Given the language of the bankruptcy provision, the Court concludes that the bankruptcy of Empire and Empire's resulting inability to pay the SIR do not absolve Everest from its responsibility to provide insurance coverage. The Court therefore declines to grant summary judgment for Everest for nonpayment of the SIR.

3. Existence of Coverage.

Everest next argues that Plaintiff must prove the existence of property damage caused by an "occurrence" that took place in the "coverage territory," which arose out of work performed on a designated project during the policy period, and that the "property damage" occurred after the inception of the policy and prior to the time within which Plaintiff can bring suit under the policy. Doc. 115 at 8-9. Everest contends that Plaintiff has failed to do so because construction at Pinnacle Pines began in 2006, but the LWP and Everest Policy did not come into force until May 31, 2007. Id. at 9. Plaintiff responds that the relevant date for coverage is the date that a plaintiff sustains actual damage, and argues that insurers must provide coverage for damage that occurs during the policy period even if it was preceded by other similar damage. Doc. 134 at 7 (citing Lennar Corp. v. Auto-Owners Ins. Co., 151 P.3d 538, 548 (Ariz. Ct. App. 2007)). It argues that the "evidence unequivocally proves property damage manifested during the coverage period, after the expiration of the policy, or after the date of the close of escrow," and that coverage under the Everest Policy is therefore triggered. Id.

The LWP provides, with regard to individual units of construction, that property damage included in the products-completed operations hazard is covered if all of the following conditions are met: (1) the property damage is caused by an occurrence that takes place in the coverage territory; (2) the property damage arises out of a construction defect attributable to work performed on the designated project during the policy period; and (3) the construction defect manifests "on or after the expiration of this policy or the date of close of escrow of the individual unit, whichever occurs first," but prior to the time within which a claimant can bring suit or prior to ten years after the expiration of this policy or close of escrow, whichever occurs first. Doc. 116-1 at 44. Coverage requirements for property damage to common areas are similar. Id.

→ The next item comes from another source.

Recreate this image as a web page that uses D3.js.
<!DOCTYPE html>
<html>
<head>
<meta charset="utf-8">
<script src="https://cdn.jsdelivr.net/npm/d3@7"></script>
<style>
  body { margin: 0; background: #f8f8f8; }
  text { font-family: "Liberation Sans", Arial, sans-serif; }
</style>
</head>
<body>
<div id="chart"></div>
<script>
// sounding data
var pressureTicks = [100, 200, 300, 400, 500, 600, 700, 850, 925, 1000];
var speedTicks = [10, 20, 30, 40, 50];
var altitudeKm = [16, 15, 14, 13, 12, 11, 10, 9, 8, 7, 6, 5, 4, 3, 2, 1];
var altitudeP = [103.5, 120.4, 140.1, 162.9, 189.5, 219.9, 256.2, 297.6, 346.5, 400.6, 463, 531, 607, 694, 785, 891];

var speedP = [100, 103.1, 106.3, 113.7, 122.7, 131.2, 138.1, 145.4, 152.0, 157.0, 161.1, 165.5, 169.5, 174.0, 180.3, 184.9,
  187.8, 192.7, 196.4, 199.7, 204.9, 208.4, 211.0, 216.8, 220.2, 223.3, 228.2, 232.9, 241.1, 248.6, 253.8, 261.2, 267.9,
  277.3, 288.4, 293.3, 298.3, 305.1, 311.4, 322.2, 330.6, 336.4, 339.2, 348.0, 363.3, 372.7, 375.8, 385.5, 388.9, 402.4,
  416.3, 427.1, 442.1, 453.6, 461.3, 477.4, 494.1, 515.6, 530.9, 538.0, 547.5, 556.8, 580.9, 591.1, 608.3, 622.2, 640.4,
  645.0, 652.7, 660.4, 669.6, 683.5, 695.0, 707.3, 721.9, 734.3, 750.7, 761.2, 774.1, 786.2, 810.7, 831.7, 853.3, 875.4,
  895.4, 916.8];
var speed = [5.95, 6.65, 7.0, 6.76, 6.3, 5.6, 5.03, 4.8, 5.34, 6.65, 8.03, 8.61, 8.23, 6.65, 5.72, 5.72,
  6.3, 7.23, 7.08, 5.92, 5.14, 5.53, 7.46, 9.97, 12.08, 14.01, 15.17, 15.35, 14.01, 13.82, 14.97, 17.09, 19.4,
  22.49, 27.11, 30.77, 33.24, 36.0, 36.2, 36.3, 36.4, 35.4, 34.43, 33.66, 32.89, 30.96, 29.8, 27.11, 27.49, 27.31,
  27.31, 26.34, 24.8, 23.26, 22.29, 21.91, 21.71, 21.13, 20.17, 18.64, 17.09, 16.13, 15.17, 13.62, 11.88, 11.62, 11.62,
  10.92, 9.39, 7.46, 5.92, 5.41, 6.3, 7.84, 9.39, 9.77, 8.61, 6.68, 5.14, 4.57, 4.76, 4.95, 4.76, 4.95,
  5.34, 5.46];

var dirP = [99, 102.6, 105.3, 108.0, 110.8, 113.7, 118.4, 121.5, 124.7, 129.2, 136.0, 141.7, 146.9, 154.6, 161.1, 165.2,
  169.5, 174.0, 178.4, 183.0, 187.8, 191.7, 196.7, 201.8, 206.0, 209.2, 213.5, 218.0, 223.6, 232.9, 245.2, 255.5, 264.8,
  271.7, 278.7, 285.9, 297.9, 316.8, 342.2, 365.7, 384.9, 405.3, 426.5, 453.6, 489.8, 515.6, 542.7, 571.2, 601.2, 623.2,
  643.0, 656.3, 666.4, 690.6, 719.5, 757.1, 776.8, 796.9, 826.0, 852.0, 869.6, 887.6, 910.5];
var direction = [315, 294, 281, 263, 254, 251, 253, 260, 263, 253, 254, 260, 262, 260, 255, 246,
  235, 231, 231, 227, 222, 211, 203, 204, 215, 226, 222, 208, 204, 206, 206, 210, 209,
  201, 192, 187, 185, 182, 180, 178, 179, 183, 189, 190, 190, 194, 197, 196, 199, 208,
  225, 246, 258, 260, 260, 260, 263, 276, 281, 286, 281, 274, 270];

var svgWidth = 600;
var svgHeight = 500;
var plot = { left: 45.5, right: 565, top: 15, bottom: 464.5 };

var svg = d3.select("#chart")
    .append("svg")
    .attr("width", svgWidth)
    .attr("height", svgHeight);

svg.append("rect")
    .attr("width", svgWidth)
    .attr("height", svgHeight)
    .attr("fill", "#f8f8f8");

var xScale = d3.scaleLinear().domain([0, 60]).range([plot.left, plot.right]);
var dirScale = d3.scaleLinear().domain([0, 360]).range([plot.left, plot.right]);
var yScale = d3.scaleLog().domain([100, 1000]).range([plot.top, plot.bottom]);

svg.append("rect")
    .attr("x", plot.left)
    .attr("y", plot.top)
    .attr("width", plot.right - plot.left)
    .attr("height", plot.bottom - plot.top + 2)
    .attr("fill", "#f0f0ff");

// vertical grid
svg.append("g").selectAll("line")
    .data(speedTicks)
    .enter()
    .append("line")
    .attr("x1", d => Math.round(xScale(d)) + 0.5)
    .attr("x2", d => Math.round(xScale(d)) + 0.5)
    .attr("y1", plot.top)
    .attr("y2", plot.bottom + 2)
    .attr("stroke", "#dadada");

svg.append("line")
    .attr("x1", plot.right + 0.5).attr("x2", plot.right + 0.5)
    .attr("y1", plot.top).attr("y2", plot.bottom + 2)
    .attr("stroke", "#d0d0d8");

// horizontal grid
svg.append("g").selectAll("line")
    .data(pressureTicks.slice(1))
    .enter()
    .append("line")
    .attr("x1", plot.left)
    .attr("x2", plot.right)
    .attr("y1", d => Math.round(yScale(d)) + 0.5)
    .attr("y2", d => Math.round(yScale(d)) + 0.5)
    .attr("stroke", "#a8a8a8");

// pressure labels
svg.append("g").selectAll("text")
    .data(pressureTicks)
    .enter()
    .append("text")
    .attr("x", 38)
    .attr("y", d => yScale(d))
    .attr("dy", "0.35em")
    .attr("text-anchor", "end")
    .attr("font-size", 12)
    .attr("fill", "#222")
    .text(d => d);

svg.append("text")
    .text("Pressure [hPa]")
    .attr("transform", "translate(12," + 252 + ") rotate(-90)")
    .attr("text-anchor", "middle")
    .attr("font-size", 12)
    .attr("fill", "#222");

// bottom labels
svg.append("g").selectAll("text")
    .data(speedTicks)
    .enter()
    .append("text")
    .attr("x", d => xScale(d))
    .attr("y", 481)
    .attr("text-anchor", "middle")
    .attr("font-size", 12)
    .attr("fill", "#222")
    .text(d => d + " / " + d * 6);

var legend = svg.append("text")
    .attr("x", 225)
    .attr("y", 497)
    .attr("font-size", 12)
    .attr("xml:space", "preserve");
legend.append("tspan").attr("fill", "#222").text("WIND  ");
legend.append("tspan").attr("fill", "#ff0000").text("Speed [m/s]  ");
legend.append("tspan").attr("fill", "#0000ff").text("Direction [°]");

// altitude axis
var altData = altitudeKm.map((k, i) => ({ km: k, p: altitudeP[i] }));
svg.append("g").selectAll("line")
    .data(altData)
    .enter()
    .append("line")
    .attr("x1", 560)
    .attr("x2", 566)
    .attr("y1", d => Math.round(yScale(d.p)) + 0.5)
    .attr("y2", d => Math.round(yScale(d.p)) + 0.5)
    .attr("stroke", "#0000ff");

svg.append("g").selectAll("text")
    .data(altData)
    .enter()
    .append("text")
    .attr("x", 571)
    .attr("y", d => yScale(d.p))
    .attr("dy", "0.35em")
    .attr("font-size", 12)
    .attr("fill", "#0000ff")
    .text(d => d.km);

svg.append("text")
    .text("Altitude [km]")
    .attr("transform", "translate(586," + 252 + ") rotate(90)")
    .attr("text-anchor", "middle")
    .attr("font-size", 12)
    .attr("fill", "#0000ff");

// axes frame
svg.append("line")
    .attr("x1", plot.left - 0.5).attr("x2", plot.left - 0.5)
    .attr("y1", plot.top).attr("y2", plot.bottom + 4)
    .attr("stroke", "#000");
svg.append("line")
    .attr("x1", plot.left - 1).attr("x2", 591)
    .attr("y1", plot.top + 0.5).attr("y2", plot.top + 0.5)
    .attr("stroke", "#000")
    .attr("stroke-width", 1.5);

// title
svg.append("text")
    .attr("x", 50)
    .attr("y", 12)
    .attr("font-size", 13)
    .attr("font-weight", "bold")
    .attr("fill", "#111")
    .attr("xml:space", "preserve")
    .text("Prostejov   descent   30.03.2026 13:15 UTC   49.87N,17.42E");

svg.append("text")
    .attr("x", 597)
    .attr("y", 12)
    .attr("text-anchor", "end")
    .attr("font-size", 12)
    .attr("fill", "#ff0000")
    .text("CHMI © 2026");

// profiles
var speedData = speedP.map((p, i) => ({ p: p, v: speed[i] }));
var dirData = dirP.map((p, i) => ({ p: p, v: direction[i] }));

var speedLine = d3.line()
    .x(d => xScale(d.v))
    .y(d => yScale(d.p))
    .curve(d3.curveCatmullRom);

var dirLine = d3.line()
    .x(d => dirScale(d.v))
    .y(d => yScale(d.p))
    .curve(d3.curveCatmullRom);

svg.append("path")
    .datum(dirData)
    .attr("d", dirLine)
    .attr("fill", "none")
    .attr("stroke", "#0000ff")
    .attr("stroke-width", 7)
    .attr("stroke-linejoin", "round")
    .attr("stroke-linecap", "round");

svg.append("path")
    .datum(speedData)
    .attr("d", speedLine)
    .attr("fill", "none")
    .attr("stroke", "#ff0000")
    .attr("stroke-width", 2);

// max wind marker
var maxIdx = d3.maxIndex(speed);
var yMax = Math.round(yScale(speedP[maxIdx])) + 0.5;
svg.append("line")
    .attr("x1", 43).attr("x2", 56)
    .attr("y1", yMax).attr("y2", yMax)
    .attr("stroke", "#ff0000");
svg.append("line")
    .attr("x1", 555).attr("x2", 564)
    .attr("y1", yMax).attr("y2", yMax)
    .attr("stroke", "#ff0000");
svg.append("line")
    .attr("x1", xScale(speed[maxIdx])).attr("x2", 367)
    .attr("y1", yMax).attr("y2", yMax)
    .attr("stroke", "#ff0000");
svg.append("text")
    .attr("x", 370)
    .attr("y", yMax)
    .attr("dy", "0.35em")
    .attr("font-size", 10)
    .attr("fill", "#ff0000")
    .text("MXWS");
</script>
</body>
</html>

The Everest Policy expired in May 2008, less than ten years ago. Everest does not contend that the "time within which a claimant can bring 'suit'" has expired. Plaintiff has alleged the existence of property damage to both individual units and common areas that occurred within ten years of the expiration of the policy and prior to the expiration of the statute of limitations for construction defect claims.

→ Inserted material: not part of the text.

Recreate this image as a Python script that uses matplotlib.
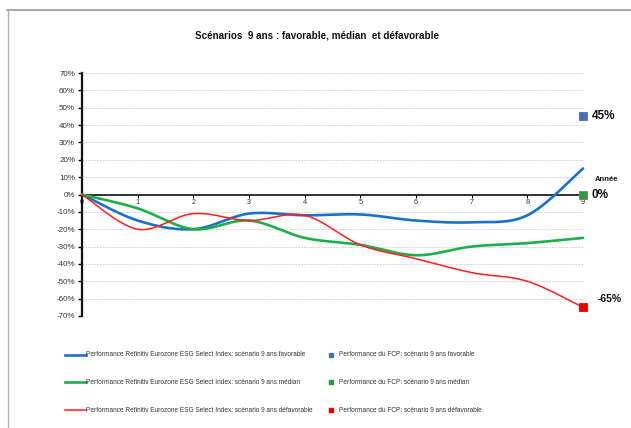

The existence of coverage, then, turns on whether Plaintiff can show that the alleged property damage arises out of a construction defect attributable to work performed on the project during the policy period. Doc. 116-1 at 44. On this point, Plaintiff presents the inspection record for Lot 3, which appears to show that various inspections were conducted at Lot 3 after July 27, 2007. Doc. 121-3 at 2. Plaintiff also filed a supplement to its statement of facts which included the inspection records for twelve additional lots. Doc. 144-2. Of these inspection records, only ten lots, namely Lots 11, 12, 13, 14, 22, 23, 81, 82, 83 and 84, had any inspections conducted after May 31, 2007, the effective date of the policy. Doc. 144-2 at 2-7, 10-13. Plaintiff then presents a "Defect List and Repair Recommendations" which catalogs construction defects noted at various individual units at Pinnacle Pines. See Doc. 121-1. Of the eleven lots for which Plaintiff has presented an inspection record showing that at least one inspection occurred during the policy period, only six were noted to have construction defects: Lots 3, 12, 13, 14, 81, and 82.

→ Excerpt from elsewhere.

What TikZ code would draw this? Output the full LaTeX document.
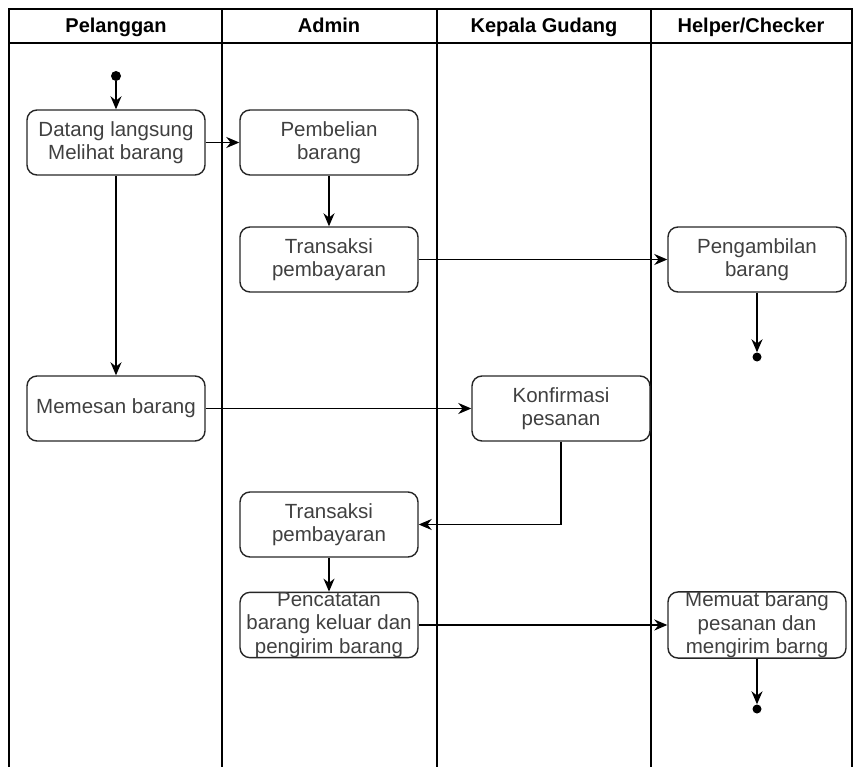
\documentclass[tikz,border=0pt]{standalone}
\usepackage{fontspec}
\setmainfont{Liberation Sans}
\usetikzlibrary{arrows.meta}
\begin{document}
\begin{tikzpicture}[x=1pt,y=-1pt,
  lane/.style={line width=1.8pt,draw=black},
  act/.style={draw=black!85,line width=1.4pt,rounded corners=10pt,minimum width=178pt,minimum height=65pt,align=center,inner sep=0pt,font=\fontsize{20.5}{23.5}\selectfont,text=black!75},
  hdr/.style={font=\bfseries\fontsize{20}{23}\selectfont,text=black,anchor=base},
  flow/.style={line width=1.7pt,-{Stealth[length=13pt,width=11pt]}},
  dot/.style={circle,fill=black,inner sep=0pt,minimum size=10pt}]
\useasboundingbox (0,0) rectangle (854,767);
% swimlanes
\draw[lane] (9,767) -- (9,9) -- (852,9) -- (852,767);
\draw[lane] (9,43) -- (852,43);
\draw[lane] (222,9) -- (222,767);
\draw[lane] (437,9) -- (437,767);
\draw[lane] (651,9) -- (651,767);
\node[hdr] (h1) at (116,33) {Pelanggan};
\node[hdr] (h2) at (329,33) {Admin};
\node[hdr] (h3) at (544,33) {Kepala Gudang};
\node[hdr] (h4) at (751,33) {Helper/Checker};
% nodes
\node[dot] (start) at (116,76) {};
\node[act] (datang) at (116,142.5) {Datang langsung\\Melihat barang};
\node[act] (beli) at (329,142.5) {Pembelian\\barang};
\node[act] (trans1) at (329,259.5) {Transaksi\\pembayaran};
\node[act] (ambil) at (757,259.5) {Pengambilan\\barang};
\node[act] (pesan) at (116,408.5) {Memesan barang};
\node[act] (konf) at (561,408.5) {Konfirmasi\\pesanan};
\node[act] (trans2) at (329,524.5) {Transaksi\\pembayaran};
\node[act] (catat) at (329,625) {Pencatatan\\barang keluar dan\\pengirim barang};
\node[act] (muat) at (757,625) {Memuat barang\\pesanan dan\\mengirim barng};
\node[dot,minimum size=9pt] (end1) at (757,357) {};
\node[dot,minimum size=9pt] (end2) at (757,709) {};
% flows
\draw[flow] (start) -- (datang);
\draw[flow] (datang) -- (beli);
\draw[flow] (beli) -- (trans1);
\draw[flow] (trans1) -- (ambil);
\draw[flow] (ambil) -- (end1.north);
\draw[flow] (datang) -- (pesan);
\draw[flow] (pesan) -- (konf);
\draw[flow] (konf.south) |- (trans2.east);
\draw[flow] (trans2) -- (catat);
\draw[flow] (catat) -- (muat);
\draw[flow] (muat) -- (end2.north);
\end{tikzpicture}
\end{document}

See Lot 3 (Doc. 121-1 at 5, 17, 23, 26, 28, 31, 50, 51); Lot 12 (id. at 14, 17, 20, 23, 26, 42, 49, 50); Lot 13 (id. at 5, 6, 11, 14, 17, 20, 23, 26, 28, 31, 42, 46, 47, 48, 50, 51); Lot 14 (id. at 5, 6, 17, 20, 23, 26, 34, 37, 40, 42, 45, 46, 48, 52); Lot 81 (id. at 5, 6, 17, 23, 26, 28, 52); and Lot 82 (id. at 5, 6, 17, 20, 23, 26, 28, 31, 49, 50, 52).

Although Plaintiff contends generally that Pinnacle Pines was constructed between 2006 and 2008, the inspection records for these six lots, without more, are not evidence that work was performed on these units during the LWP and Everest Policy periods. The inspection records are evidence of the dates on which inspections were performed, but they do not show when work was performed. Plaintiff has presented no other evidence from which a trier of fact could determine when work on these six allegedly defective units was actually performed. The "Defect List and Repair Recommendations" catalogs construction defects at various units, but contains no information as to when work on the units was performed. See Doc. 121-1. Plaintiff also submits a "Preliminary Forensic Geotechnical Investigation" which catalogs damage and defects involving driveways, sidewalks, and roads (Doc. 121-2), but this document contains no information about when work on the driveways, sidewalks, and roads was actually performed. Plaintiff's statement of facts cites frequently to its arbitration brief (Doc. 116-1 at 185-203) as evidence of property damage, but Plaintiff has not submitted any of the exhibits referenced in its arbitration brief and Plaintiff's arbitration brief is not evidence that work was performed during the policy period. Plaintiff also presents a spreadsheet purporting to show the dates that warranty deeds were recorded for various units at Pinnacle Pines (Doc. 121-4), but this spreadsheet contains the dates that deeds were recorded and does not show when work was performed on any of the allegedly defective units.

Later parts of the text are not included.